More than a fifth of pubs, restaurants and cafes in Britain have reduced their working hours in the past three months in an attempt to limit their energy costs, the DPA has reported.
Businesses in the food and drink service sector are more likely to curtail operations than companies in any other sector to cope with huge increases in energy bills, new analysis by the Office for National Statistics (ONS).
The analysis reveals that, as a result of rising energy costs, 21 percent of businesses that operate restaurants have reduced their working hours, although they have not reduced the number of days they work.
Meanwhile, 6 percent of companies in the sector report that they have reduced their working hours by two or more days per week in the past 3 months.
Most of these firms are also the most likely to cite energy prices as a cause of greatest concern in November, closely followed in this ranking by hospitality companies. In this sector, 22 percent of businesses reported that energy prices were their most serious concern in November.
This is a slight drop in pessimism compared to figures reported before the British government promised in September that it would cover part of businesses' energy bills.

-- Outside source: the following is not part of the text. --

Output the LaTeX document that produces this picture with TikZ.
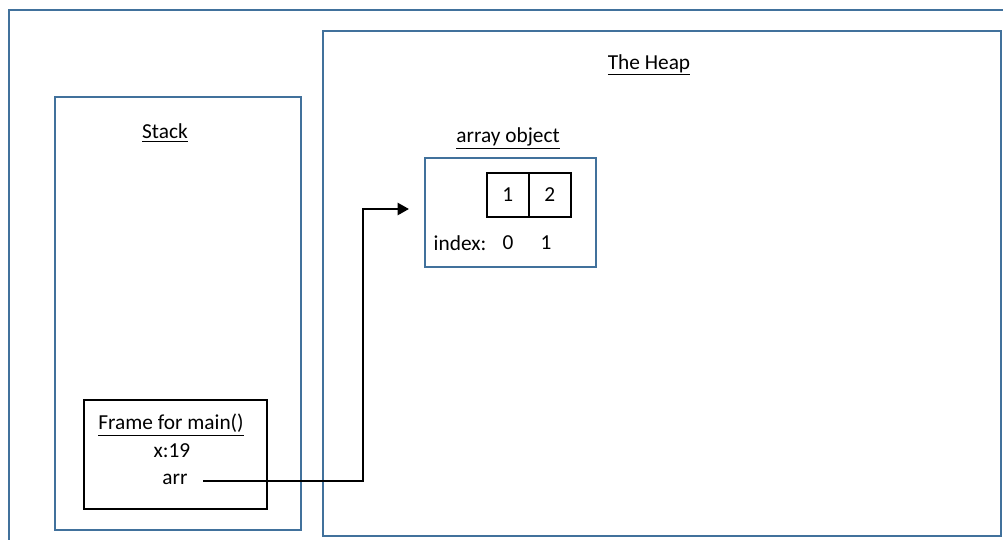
\documentclass[tikz,border=0pt]{standalone}
\usepackage{fontspec}
\setmainfont{Carlito}
\usetikzlibrary{arrows.meta}
\definecolor{boxblue}{RGB}{65,113,156}
\tikzset{
  bluebox/.style={draw=boxblue, line width=1.5pt, anchor=north west, inner sep=0pt},
  blackbox/.style={draw=black, line width=1.3pt, anchor=north west, inner sep=0pt},
  lbl/.style={font=\fontsize{16pt}{19pt}\selectfont, inner sep=0pt},
  conn/.style={line width=1.8pt, -{Triangle[length=8.5pt,width=9pt]}}
}
\begin{document}
\begin{tikzpicture}[x=0.75pt,y=-0.75pt]
\useasboundingbox (0,0) rectangle (1003,539);
\clip (0,0) rectangle (1003,539);
% outer frame (extends beyond the picture)
\node[bluebox, minimum width=1010*0.75pt, minimum height=545*0.75pt] (outer) at (8,9) {};
% stack
\node[bluebox, minimum width=246*0.75pt, minimum height=433*0.75pt] (stack) at (54,96) {};
\node[lbl] (stacklbl) at (165,133) {\underline{Stack}};
% heap
\node[bluebox, minimum width=678*0.75pt, minimum height=505*0.75pt] (heap) at (322,30) {};
\node[lbl] (heaplbl) at (649,65) {\underline{The Heap}};
% frame for main
\node[blackbox, minimum width=183*0.75pt, minimum height=109*0.75pt] (frame) at (83,399) {};
\node[lbl] (framelbl) at (171,425) {\underline{Frame for main()}};
\node[lbl] (xval) at (172,451) {x:19};
\node[lbl] (arr) at (175,479) {arr};
% array object
\node[lbl] (arrlbl) at (508,138) {\underline{array object}};
\node[bluebox, minimum width=171*0.75pt, minimum height=109*0.75pt] (arrbox) at (424,157) {};
\node[blackbox, minimum width=42*0.75pt, minimum height=44*0.75pt] (c0) at (486,172) {};
\node[blackbox, minimum width=42*0.75pt, minimum height=44*0.75pt] (c1) at (528,172) {};
\node[lbl] (v0) at (c0.center) {1};
\node[lbl] (v1) at (c1.center) {2};
\node[lbl] (idx) at (460,243) {index:};
\node[lbl] (i0) at (508,243) {0};
\node[lbl] (i1) at (546,243) {1};
% connector
\coordinate (start) at (203,481);
\coordinate (bend) at (363,209);
\coordinate (tip) at (409,209);
\draw[conn] (start) -| (bend) -- (tip);
\end{tikzpicture}
\end{document}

However, businesses in the Island's service sector, related to the sale of food and drink, have been particularly hard hit by higher bills, with 58 percent of them reporting energy prices as their most serious concern - up 39 percent compared to a month earlier.
As a result, approximately 2 out of every 5 companies in the sector (41 percent) announce that they expect this situation to lead in November to an increase in the prices of the services they offer.
For their part, 36 percent of the companies in the field of hospitality in Great Britain are also ready to raise their prices, notes DPA.